The proposed network is evaluated on the Stanford large-scale 3D indoor spaces （S3DIS） dataset and ScanNet V2 to assess its performance on point cloud segmentation tasks. Six fold cross-validation is performed on the S3DIS dataset， and the results of EAJS-Net are compared with those of the state-of-the-art （SOTA） methods. For semantic segmentation on the S3DIS dataset， EAJS-Net achieves a mean intersection over union （mIoU） of 65.9%， overall accuracy （oAcc） of 89.1%， and mean accuracy （mAcc） of 76.0%. Compared to JSNet++， these results represent improvements of 3.5% （mIoU）， 0.4% （oAcc）， and 3.2% （mAcc）. For instance segmentation， EAJS-Net reaches a weighted coverage rate of 61.1%， outperforming JSNet++ by 4.1% （mean weighted coverage， mWCov）， 4.6% （mean coverage， mCov）， and 1.2% （mean recall， mRec）. On the ScanNet dataset， EAJS-Net improves the mIoU for semantic segmentation by 3.2% and increases the weighted coverage rate for instance segmentation by 2.8% compared to JSNet. Visual comparisons between EAJS-Net and other SOTA methods are also presented， demonstrating that EAJS-Net consistently achieves superior segmentation results， even in complex indoor scenes. In addition， ablation experiments are conducted to validate the effectiveness of individual modules within the network. The enhanced attention-based joint segmentation module in EAJS-Net dynamically adjusts attention weights to effectively capture various features， successfully integrating semantic and instance features into the semantic feature space. This integration notably enhances the performance of the semantic segmentation task.

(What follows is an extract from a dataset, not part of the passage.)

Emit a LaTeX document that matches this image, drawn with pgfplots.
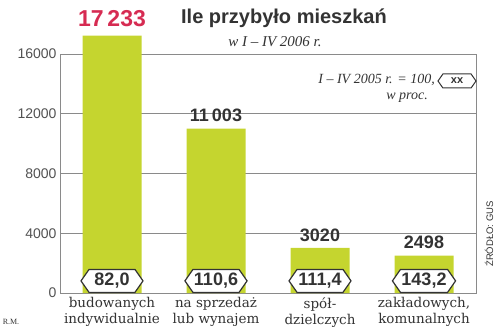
\documentclass[border=0pt]{standalone}
\usepackage{fontspec}
\setmainfont{Liberation Sans}
\newfontfamily\serifit{Liberation Serif}
\newfontfamily\slabf{DejaVu Serif}
\usepackage{pgfplots}
\pgfplotsset{compat=1.18}
\usetikzlibrary{shapes.symbols}
\definecolor{barg}{HTML}{C5D52F}
\definecolor{redv}{HTML}{D62B52}
\definecolor{dk}{HTML}{333333}
\definecolor{ax}{HTML}{8A8A8A}
\tikzset{hexa/.style={signal, signal to=west and east, signal pointer angle=110, draw=dk, fill=white, line width=1.2pt, inner sep=1pt, text=dk}}
\begin{document}
\begin{tikzpicture}[x=1pt,y=1pt]
\useasboundingbox (0,0) rectangle (500,332);
\begin{axis}[
 at={(60pt,39pt)}, anchor=south west, scale only axis, width=416pt, height=239pt,
 xmin=-0.5, xmax=3.5, ymin=0, ymax=16000,
 xtick={0,1,2,3},
 xticklabels={budowanych\\indywidualnie, na sprzedaż\\lub wynajem, spół-\\dzielczych, {zakładowych,\\komunalnych}},
 xticklabel style={align=center, font=\slabf\fontsize{13.5}{16}\selectfont, text=dk, yshift=-1pt},
 ytick={0,4000,8000,12000,16000},
 scaled y ticks=false,
 yticklabel style={font=\fontsize{14}{14}\selectfont, text=dk!85},
 /pgf/number format/assume math mode=true,
 /pgf/number format/1000 sep={},
 ymajorgrids, grid style={ax, line width=0.8pt},
 axis line style={ax, line width=0.8pt},
 major tick length=0pt,
 clip=false,
]
\addplot[ybar, bar width=59pt, fill=barg, draw=none] coordinates {(0,17233) (1,11003) (2,3020) (3,2498)};
\addplot[draw=none, mark=none, point meta=explicit symbolic, nodes near coords,
  every node near coord/.append style={anchor=center, yshift=17pt, text=redv, font=\bfseries\fontsize{23}{23}\selectfont}]
  coordinates {(0,17233) [17\,233]};
\addplot[draw=none, mark=none, point meta=explicit symbolic, nodes near coords,
  every node near coord/.append style={anchor=center, yshift=13pt, text=dk, font=\bfseries\fontsize{18}{18}\selectfont}]
  coordinates {(1,11003) [11\,003] (2,3020) [3020] (3,2498) [2498]};
\addplot[draw=none, mark=none, point meta=explicit symbolic, nodes near coords,
  every node near coord/.append style={hexa, anchor=south, minimum width=62pt, minimum height=23pt, font=\bfseries\fontsize{18}{18}\selectfont}]
  coordinates {(0,0) [82,0] (1,0) [110,6] (2,0) [111,4] (3,0) [143,2]};
\end{axis}
\node[font=\bfseries\fontsize{20}{20}\selectfont, text=dk] at (284,314) {Ile przybyło mieszkań};
\node[font=\serifit\itshape\fontsize{15}{15}\selectfont, text=dk] at (275,290) {w I – IV 2006 r.};
\node[anchor=east, inner sep=0pt, font=\serifit\itshape\fontsize{14}{14}\selectfont, text=dk] at (435,252) {I – IV 2005 r. = 100,};
\node[anchor=east, inner sep=0pt, font=\serifit\itshape\fontsize{14}{14}\selectfont, text=dk] at (428,234) {w proc.};
\node[hexa, line width=1pt, minimum width=38pt, minimum height=14pt, font=\bfseries\fontsize{11}{11}\selectfont] at (457,251) {xx};
\node[rotate=90, font=\fontsize{9.5}{9.5}\selectfont, text=dk] at (489,98) {ŹRÓDŁO: GUS};
\node[font=\serifit\fontsize{8}{8}\selectfont, text=dk] at (11,10) {R.M.};
\end{tikzpicture}
\end{document}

Aiming to address the limitations of existing feature fusion strategies that fail to fully capture inter-instance semantic correlations， this paper proposes a novel semantic-instance joint segmentation network， EAJS-Net， based on an enhanced attention mechanism. A new semantic feature extraction module is designed to capture contextual relationships among points. Additionally， an enhanced attention module is introduced to effectively aggregate instance features into the semantic feature space. This improved feature fusion strategy boosts the performance of joint semantic-instance segmentation. Experimental results demonstrate that EAJS-Net effectively integrates semantic and instance features， substantially improving the accuracy of both segmentation tasks compared to SOTA methods.